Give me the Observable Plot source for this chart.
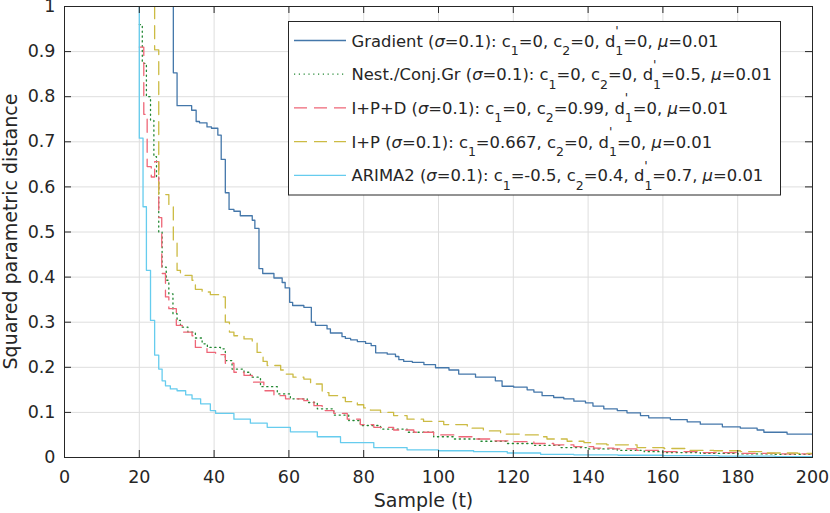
<!DOCTYPE html>
<html><head><meta charset="utf-8">
<script src="https://cdn.jsdelivr.net/npm/d3@7"></script>
<script src="https://cdn.jsdelivr.net/npm/@observablehq/plot@0.6"></script>
<style>html,body{margin:0;padding:0;background:#fff;} #chart{width:830px;height:513px;}</style>
</head><body><div id="chart"></div>
<script>
const xTicks = [0, 20, 40, 60, 80, 100, 120, 140, 160, 180, 200];
const yTicks = [0, 0.1, 0.2, 0.3, 0.4, 0.5, 0.6, 0.7, 0.8, 0.9, 1];
const xLabel = "Sample (t)";
const yLabel = "Squared parametric distance";

const seriesNames = ["Gradient", "Nest./Conj.Gr", "I+P+D", "I+P", "ARIMA2"];
const seriesLabels = [
  "Gradient (σ=0.1): c_1=0, c_2=0, d'_1=0, μ=0.01",
  "Nest./Conj.Gr (σ=0.1): c_1=0, c_2=0, d'_1=0.5, μ=0.01",
  "I+P+D (σ=0.1): c_1=0, c_2=0.99, d'_1=0, μ=0.01",
  "I+P (σ=0.1): c_1=0.667, c_2=0, d'_1=0, μ=0.01",
  "ARIMA2 (σ=0.1): c_1=-0.5, c_2=0.4, d'_1=0.7, μ=0.01"
];
const seriesColors = ["#4477AA", "#228833", "#EE6677", "#CCBB44", "#66CCEE"];
const seriesDash = [null, "1.2,3.6", "13,7", "13,7", null];

// [sample t, squared parametric distance] (step curves)
const gradient = [[20,1.5],[29.1,0.853],[30.1,0.78],[34,0.77],[35.2,0.745],[36.1,0.742],[38.1,0.733],[39.3,0.73],[41,0.715],[41.9,0.661],[43,0.587],[44,0.55],[45.3,0.546],[47,0.536],[50.2,0.526],[50.9,0.508],[52,0.419],[53,0.408],[56,0.398],[58.2,0.388],[59,0.376],[60.2,0.344],[61,0.337],[64,0.333],[66,0.30],[67.1,0.293],[70.2,0.285],[71.1,0.276],[74.2,0.268],[75.1,0.264],[76.5,0.261],[78.3,0.257],[80.5,0.253],[82,0.248],[83.2,0.232],[86.3,0.229],[88.5,0.224],[89.4,0.217],[90.7,0.213],[93,0.211],[96.1,0.206],[99.2,0.199],[102.8,0.194],[105.4,0.185],[109.9,0.178],[115.2,0.17],[117,0.158],[120.1,0.156],[123.7,0.15],[125.5,0.145],[127.7,0.137],[130.8,0.133],[133.5,0.13],[136.2,0.125],[139.3,0.121],[141.3,0.114],[144.2,0.108],[147.8,0.104],[150.4,0.099],[154,0.093],[156.2,0.088],[162,0.084],[166.5,0.079],[170,0.074],[175.9,0.068],[180.7,0.065],[185.2,0.061],[187,0.056],[193.2,0.052],[200,0.05]];
const nesterov = [[20,0.96],[20.8,0.874],[21.9,0.8],[23,0.748],[23.9,0.667],[24.6,0.622],[25.2,0.5],[26.1,0.422],[27.2,0.393],[27.9,0.363],[29,0.319],[30.1,0.304],[31,0.289],[33,0.278],[35,0.265],[36.8,0.252],[38.2,0.244],[41.7,0.241],[43,0.215],[44.8,0.196],[48,0.189],[49.7,0.178],[52.4,0.157],[56.9,0.141],[60.4,0.13],[64.9,0.122],[67.6,0.108],[72,0.094],[76,0.082],[79.1,0.071],[84.5,0.063],[91.6,0.056],[98.7,0.046],[104.1,0.041],[111.2,0.036],[118.4,0.031],[125.5,0.027],[132.6,0.022],[139.8,0.019],[147.8,0.016],[155,0.013],[160,0.011],[170,0.009],[180,0.008],[190,0.007],[200,0.006]];
const ipd = [[20,0.91],[21.2,0.761],[22.1,0.645],[23.2,0.622],[24.1,0.656],[25.2,0.532],[26,0.408],[27,0.356],[27.9,0.33],[29.9,0.293],[31.5,0.278],[34.1,0.27],[35,0.244],[38.1,0.233],[40.4,0.228],[43,0.209],[45.3,0.189],[48,0.182],[50.2,0.167],[53.3,0.148],[56,0.137],[59.1,0.13],[64,0.126],[66.7,0.115],[68.9,0.104],[72,0.098],[75.6,0.085],[79.1,0.073],[82.7,0.067],[88,0.061],[93.4,0.056],[98.7,0.05],[104.1,0.046],[109.4,0.041],[114.8,0.037],[120.1,0.035],[125.5,0.031],[130.8,0.028],[136.2,0.024],[141.5,0.021],[146.9,0.019],[153,0.016],[160,0.013],[170,0.011],[180,0.009],[190,0.008],[200,0.007]];
const ip = [[20,1.5],[24.1,0.904],[25.2,0.583],[27.9,0.557],[29.1,0.481],[30.1,0.415],[31,0.404],[34.1,0.393],[35,0.373],[36.8,0.367],[39,0.361],[41.5,0.356],[43,0.30],[44.1,0.278],[45.3,0.27],[48,0.263],[50.2,0.256],[51.5,0.233],[53.1,0.213],[54.2,0.204],[57.8,0.194],[59.1,0.185],[61.1,0.178],[64,0.174],[65.8,0.163],[68.9,0.144],[70.7,0.137],[73.8,0.133],[75.1,0.124],[78.3,0.117],[80,0.11],[81.8,0.105],[84.5,0.1],[88,0.093],[91.6,0.085],[96,0.08],[101.4,0.073],[107.7,0.065],[112,0.059],[116.6,0.052],[121.9,0.05],[127.3,0.046],[129,0.041],[134.4,0.036],[138.9,0.033],[141.5,0.03],[145,0.028],[153.1,0.022],[160.3,0.02],[166.5,0.016],[173.6,0.015],[180.7,0.013],[187.9,0.01],[196,0.009],[200,0.008]];
const arima2 = [[19,2],[20,0.708],[21,0.556],[21.9,0.415],[23,0.304],[24.1,0.227],[25.2,0.196],[26.1,0.17],[27,0.159],[28.3,0.152],[30.1,0.148],[32.4,0.139],[34.1,0.13],[36.4,0.119],[39,0.104],[40.4,0.098],[45.3,0.085],[49.7,0.076],[54.2,0.067],[60.4,0.057],[67.6,0.046],[73.8,0.033],[82.7,0.022],[91.6,0.017],[100,0.015],[109.4,0.013],[118.4,0.01],[127.3,0.007],[136.2,0.006],[148,0.005],[160,0.004],[175,0.003],[190,0.002],[200,0.002]];

const seriesData = [gradient, nesterov, ipd, ip, arima2];

const W = 830, H = 513, mL = 64, mR = 18, mT = 6, mB = 56;
const pw = W - mL - mR, ph = H - mT - mB;
const ink = "#262626";
const fontFam = "DejaVu Sans";

const lineMarks = seriesData.map((arr, i) => Plot.line(arr.map(([t, v]) => ({t, v, s: seriesNames[i]})), {
  x: "t", y: "v", stroke: seriesColors[i], strokeWidth: 1.3,
  strokeDasharray: seriesDash[i] || undefined, curve: "step-after", clip: true
}));

const fmt = d => String(+d.toFixed(1));

const chart = Plot.plot({
  width: W, height: H,
  marginLeft: mL, marginRight: mR, marginTop: mT, marginBottom: mB,
  x: {domain: [0, 200]},
  y: {domain: [0, 1]},
  style: {fontFamily: fontFam, color: ink, background: "white"},
  marks: [
    Plot.gridX(xTicks, {x: d => d, stroke: "#dedede", strokeOpacity: 1}),
    Plot.gridY(yTicks, {y: d => d, stroke: "#dedede", strokeOpacity: 1}),
    ...lineMarks,
    Plot.tickX(xTicks, {x: d => d, insetTop: ph - 7, stroke: ink}),
    Plot.tickX(xTicks, {x: d => d, insetBottom: ph - 7, stroke: ink}),
    Plot.tickY(yTicks, {y: d => d, insetRight: pw - 7, stroke: ink}),
    Plot.tickY(yTicks, {y: d => d, insetLeft: pw - 7, stroke: ink}),
    Plot.axisX(xTicks, {tickSize: 0, tickPadding: 13, fontSize: 17.5, label: null, tickFormat: fmt, fill: ink}),
    Plot.axisY(yTicks, {tickSize: 0, tickPadding: 9, fontSize: 17.5, label: null, tickFormat: fmt, fill: ink}),
    Plot.frame({stroke: ink, strokeWidth: 1})
  ]
});
document.getElementById("chart").appendChild(chart);

const svg = d3.select(chart);
svg.append("text").attr("x", 423.5).attr("y", 506.5).attr("text-anchor", "middle")
  .attr("font-family", fontFam).attr("font-size", 19).attr("fill", ink).text(xLabel);
svg.append("text").attr("transform", "translate(17,231.5) rotate(-90)").attr("text-anchor", "middle")
  .attr("font-family", fontFam).attr("font-size", 19).attr("fill", ink).text(yLabel);

// legend
const lg = svg.append("g").attr("text-anchor", "start");
lg.append("rect").attr("x", 288.5).attr("y", 21.5).attr("width", 492).attr("height", 173.5)
  .attr("fill", "white").attr("stroke", ink).attr("stroke-width", 1);

function parseLabel(label) {
  const segs = [];
  for (let i = 0; i < label.length; i++) {
    const c = label[i];
    if (c === "_") { segs.push({t: label[i + 1], k: "sub"}); i++; }
    else if (c === "'" && label[i + 1] === "_") { segs.push({t: "'", k: "sup"}); segs.push({t: label[i + 2], k: "subU"}); i += 2; }
    else if (c === "σ" || c === "μ") segs.push({t: c, k: "it"});
    else if (segs.length && segs[segs.length - 1].k === "n") segs[segs.length - 1].t += c;
    else segs.push({t: c, k: "n"});
  }
  return segs;
}

const fs = 16.4, fsSub = 12.5;
seriesLabels.forEach((lab, i) => {
  const yy = 40.5 + i * 33.7;
  const ln = lg.append("line").attr("x1", 294).attr("x2", 346).attr("y1", yy).attr("y2", yy)
    .attr("stroke", seriesColors[i]).attr("stroke-width", 1.3).attr("fill", "none");
  if (seriesDash[i]) ln.attr("stroke-dasharray", seriesDash[i]);
  const tx = lg.append("text").attr("x", 351.5).attr("y", yy + 6).attr("text-anchor", "start")
    .attr("font-family", fontFam).attr("font-size", fs).attr("fill", ink);
  let cur = 0;
  for (const s of parseLabel(lab)) {
    let off = 0, size = fs, dx = 0, style = null;
    if (s.k === "sub") { off = 8.5; size = fsSub; }
    else if (s.k === "sup") { off = -11.5; size = fsSub; }
    else if (s.k === "subU") { off = 8.5; size = fsSub; dx = -3.4; }
    else if (s.k === "it") { style = "italic"; }
    const ts = tx.append("tspan").attr("dy", off - cur).attr("font-size", size).text(s.t);
    if (dx) ts.attr("dx", dx);
    if (style) ts.attr("font-style", style);
    cur = off;
  }
});
</script>
</body></html>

=====

● Written request
Go through the listing above and return every line where the word "chart" occurs.

● The output
Give me the Observable Plot source for this chart.
<style>html,body{margin:0;padding:0;background:#fff;} #chart{width:830px;height:513px;}</style>
</head><body><div id="chart"></div>
const chart = Plot.plot({
document.getElementById("chart").appendChild(chart);
const svg = d3.select(chart);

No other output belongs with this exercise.